Last night I read Nikki Grimes’s A Girl Named Mister. According to her website, “New York Times bestselling author Nikki Grimes is the recipient of the 2006 NCTE Award for Excellence in Poetry for Children. Her distinguished works include ALA Notable book What is Goodbye?, Coretta Scott King Award winner Bronx Masquerade, the novels Jazmin's Notebook, Dark Sons, and The Road to Paris (Coretta Scott King Author Honor Books).” In other words, she’s good.
A Girl Named Mister is a novel told in verse about an almost-fifteen-year-old who gets pregnant. Mary Rodine is called Mister because of her initials, M.R. She is active in the church youth group and wears a purity ring as does her best friend, but when she begins to neglect her Bible and fall for a cute boy at school, she lets him take her where she never intended to go. He dumps her, but it is already too late. Sounds trite, I know. But the feelings and emotions are told in a fresh and sensitive way through Niki Grimes’ poetry.
Mister comes from a single-parent home, her church “A second home,/
as familiar as skin.” But in “Something’s Missing” she describes herself as “Ankle deep,/my faith a thing/ I wade in now and then.”
When Mister gets involved with Trey, her best friend Sethany reminds her of the commitment they have both made to God in “Don’t Remind Me.” The line breaks of Grimes’ poetry add to the awareness of Mister’s precarious position in a way that mere prose never could.
…We’re not doing anything,
I told myself.
Still, I couldn’t help but notice
how the purity band on my ring finger
seemed loose lately.
Like any day now,
Grimes refers briefly to the influence of physical intimacy in teen TV shows and songs like “Body on Me.” She’s not preachy, its just there, part of breaking down Mister’s spiritual defenses.
Mister justifies herself “In the Name of Love”
… Don’t ask me why,
I only know
it makes me happy.
And isn’t that what love is?
And isn’t love what God is?
So how can wanting more of this
I found “Trey’s Place” (where actual intercourse is implied) more graphic than I was comfortable with, but the end was very thought provoking:
Oh, God, oh God, Oh
God will forgive me,
And then the guilt begins in “Later” :
…But no matter how fast I flee,
step by step
guilt gains on me.
A few poems like “Wish” sound a bit flat, and I find myself wondering if an editor asked for some more explicitly expressed regret that wasn’t part of Grimes’ original vision.
Mister doesn’t turn to her Bible, but to a book of her mother’s—a book of poetry about Mary, the mother of our Lord. These poems trace Mary’s fears and doubts about telling Joseph, her parents, facing a condemning community. They describe the physical discomfort of pregnancy that Mister identifies with, and yet Mary experienced God’s presence in her pain, and trusted. From these poems Mister draws strength to face her own mother and admit her failure to God.
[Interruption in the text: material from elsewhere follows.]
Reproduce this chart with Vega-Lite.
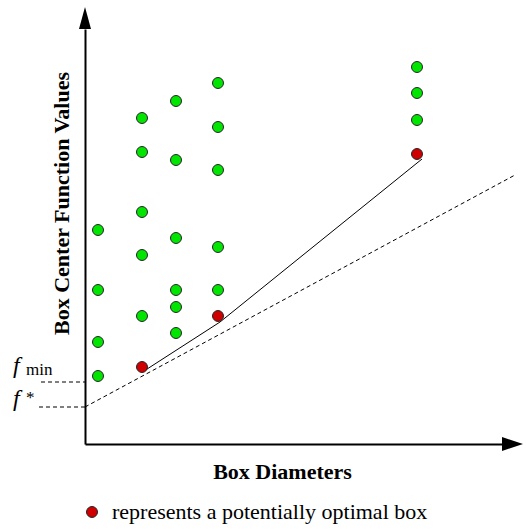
{
  "$schema": "https://vega.github.io/schema/vega-lite/v6.json",
  "width": 420,
  "height": 415,
  "autosize": {"type": "none"},
  "padding": {"left": 85, "top": 29, "right": 21, "bottom": 85},
  "background": "white",
  "config": {
    "view": {"stroke": null},
    "font": "Liberation Serif",
    "axis": {"ticks": false, "labels": false, "grid": false, "domainColor": "black", "domainWidth": 2,
      "titleFont": "Liberation Serif", "titleFontSize": 22, "titleFontWeight": "bold", "titleColor": "black"}
  },
  "layer": [
    {
      "data": {"values": [
        {"seg": "lower bound", "d": 0, "f": 37},
        {"seg": "lower bound", "d": 430, "f": 269},
        {"seg": "fmin", "d": -44, "f": 62},
        {"seg": "fmin", "d": 0, "f": 62},
        {"seg": "fstar", "d": -46, "f": 37},
        {"seg": "fstar", "d": 0, "f": 37}
      ]},
      "mark": {"type": "line", "color": "black", "strokeWidth": 1, "strokeDash": [4, 3]},
      "encoding": {
        "x": {"field": "d", "type": "quantitative", "scale": {"domain": [0, 420], "nice": false, "zero": false},
          "axis": {"title": "Box Diameters", "titleX": 197, "titleY": 34, "titleBaseline": "alphabetic", "titleAlign": "center"}},
        "y": {"field": "f", "type": "quantitative", "scale": {"domain": [0, 415], "nice": false, "zero": false},
          "axis": {"title": "Box Center Function Values", "titleX": -17, "titleY": 174, "titleBaseline": "alphabetic", "titleAlign": "center", "titleAngle": 270}},
        "detail": {"field": "seg"}
      }
    },
    {
      "data": {"values": [
        {"d": 59, "f": 73},
        {"d": 135, "f": 122},
        {"d": 337, "f": 285}
      ]},
      "mark": {"type": "line", "color": "black", "strokeWidth": 1},
      "encoding": {
        "x": {"field": "d", "type": "quantitative", "scale": {"domain": [0, 420], "nice": false, "zero": false}},
        "y": {"field": "f", "type": "quantitative", "scale": {"domain": [0, 415], "nice": false, "zero": false}}
      }
    },
    {
      "data": {"values": [
        {"d": 13, "f": 214, "type": "other"},
        {"d": 13, "f": 154, "type": "other"},
        {"d": 13, "f": 102, "type": "other"},
        {"d": 13, "f": 68, "type": "other"},
        {"d": 57, "f": 326, "type": "other"},
        {"d": 57, "f": 292, "type": "other"},
        {"d": 57, "f": 232, "type": "other"},
        {"d": 57, "f": 189, "type": "other"},
        {"d": 57, "f": 128, "type": "other"},
        {"d": 57, "f": 77, "type": "potentially optimal"},
        {"d": 91, "f": 343, "type": "other"},
        {"d": 91, "f": 284, "type": "other"},
        {"d": 91, "f": 206, "type": "other"},
        {"d": 91, "f": 154, "type": "other"},
        {"d": 91, "f": 137, "type": "other"},
        {"d": 91, "f": 111, "type": "other"},
        {"d": 133, "f": 361, "type": "other"},
        {"d": 133, "f": 317, "type": "other"},
        {"d": 133, "f": 274, "type": "other"},
        {"d": 133, "f": 197, "type": "other"},
        {"d": 133, "f": 154, "type": "other"},
        {"d": 133, "f": 128, "type": "potentially optimal"},
        {"d": 332, "f": 377, "type": "other"},
        {"d": 332, "f": 351, "type": "other"},
        {"d": 332, "f": 324, "type": "other"},
        {"d": 332, "f": 290, "type": "potentially optimal"}
      ]},
      "mark": {"type": "point", "shape": "circle", "filled": true, "size": 120, "stroke": "#222222", "strokeWidth": 1, "opacity": 1},
      "encoding": {
        "x": {"field": "d", "type": "quantitative", "scale": {"domain": [0, 420], "nice": false, "zero": false}},
        "y": {"field": "f", "type": "quantitative", "scale": {"domain": [0, 415], "nice": false, "zero": false}},
        "color": {"field": "type", "type": "nominal",
          "scale": {"domain": ["other", "potentially optimal"], "range": ["#00e600", "#d00000"]},
          "legend": {"title": null, "orient": "none", "legendX": -4, "legendY": 472, "values": ["potentially optimal"],
            "labelExpr": "'represents a ' + datum.label + ' box'", "labelFont": "Liberation Serif", "labelFontSize": 22,
            "labelColor": "black", "labelOffset": 9, "symbolSize": 120, "symbolType": "circle",
            "symbolStrokeColor": "#222222", "symbolStrokeWidth": 1, "padding": 0, "symbolOpacity": 1, "labelLimit": 500}}
      }
    },
    {
      "data": {"values": [{"d": 427.5, "f": 0}]},
      "mark": {"type": "point", "shape": "M-1,-0.667L1,0L-1,0.667Z", "filled": true, "size": 441, "color": "black", "opacity": 1},
      "encoding": {
        "x": {"field": "d", "type": "quantitative", "scale": {"domain": [0, 420], "nice": false, "zero": false}},
        "y": {"field": "f", "type": "quantitative", "scale": {"domain": [0, 415], "nice": false, "zero": false}}
      }
    },
    {
      "data": {"values": [{"d": 0, "f": 426}]},
      "mark": {"type": "point", "shape": "M-0.545,1L0,-1L0.545,1Z", "filled": true, "size": 484, "color": "black", "opacity": 1},
      "encoding": {
        "x": {"field": "d", "type": "quantitative", "scale": {"domain": [0, 420], "nice": false, "zero": false}},
        "y": {"field": "f", "type": "quantitative", "scale": {"domain": [0, 415], "nice": false, "zero": false}}
      }
    },
    {
      "data": {"values": [{"d": -72, "f": 71, "t": "f"}, {"d": -72, "f": 38, "t": "f"}]},
      "mark": {"type": "text", "font": "Liberation Serif", "fontStyle": "italic", "fontSize": 24, "align": "left", "baseline": "alphabetic", "color": "black"},
      "encoding": {
        "x": {"field": "d", "type": "quantitative", "scale": {"domain": [0, 420], "nice": false, "zero": false}},
        "y": {"field": "f", "type": "quantitative", "scale": {"domain": [0, 415], "nice": false, "zero": false}},
        "text": {"field": "t"}
      }
    },
    {
      "data": {"values": [{"d": -59, "f": 69, "t": "min"}, {"d": -59, "f": 41, "t": "*"}]},
      "mark": {"type": "text", "font": "Liberation Serif", "fontSize": 17, "align": "left", "baseline": "alphabetic", "color": "black"},
      "encoding": {
        "x": {"field": "d", "type": "quantitative", "scale": {"domain": [0, 420], "nice": false, "zero": false}},
        "y": {"field": "f", "type": "quantitative", "scale": {"domain": [0, 415], "nice": false, "zero": false}},
        "text": {"field": "t"}
      }
    }
  ]
}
A Girl Named Mister is a quick read. Poetry is like that—lots of white space on the page, which can make it attractive to reluctant readers, but as soon as I finished, I was tempted to start in again at the beginning and reread my favorites. The tone, frank and full of attitude, reminded me of Keesha's House by Helen Frost, an Indiana poet/author of whom I am very fond. Unfortunately, I suspect the metaphors and structure of poetry would make this book inaccessible to my kids in Africa for whom English is not their first language. They would identify strongly with Mister's faith struggle, and the story would reaffirm things I want them to internalize if their level of English reading were high enough.
I highly recommend A Girl Named Mister for your church library. Excerpts could make great discussion-starters in a youth group, and it may just encourage a girl in trouble as the book about Mary did Mister.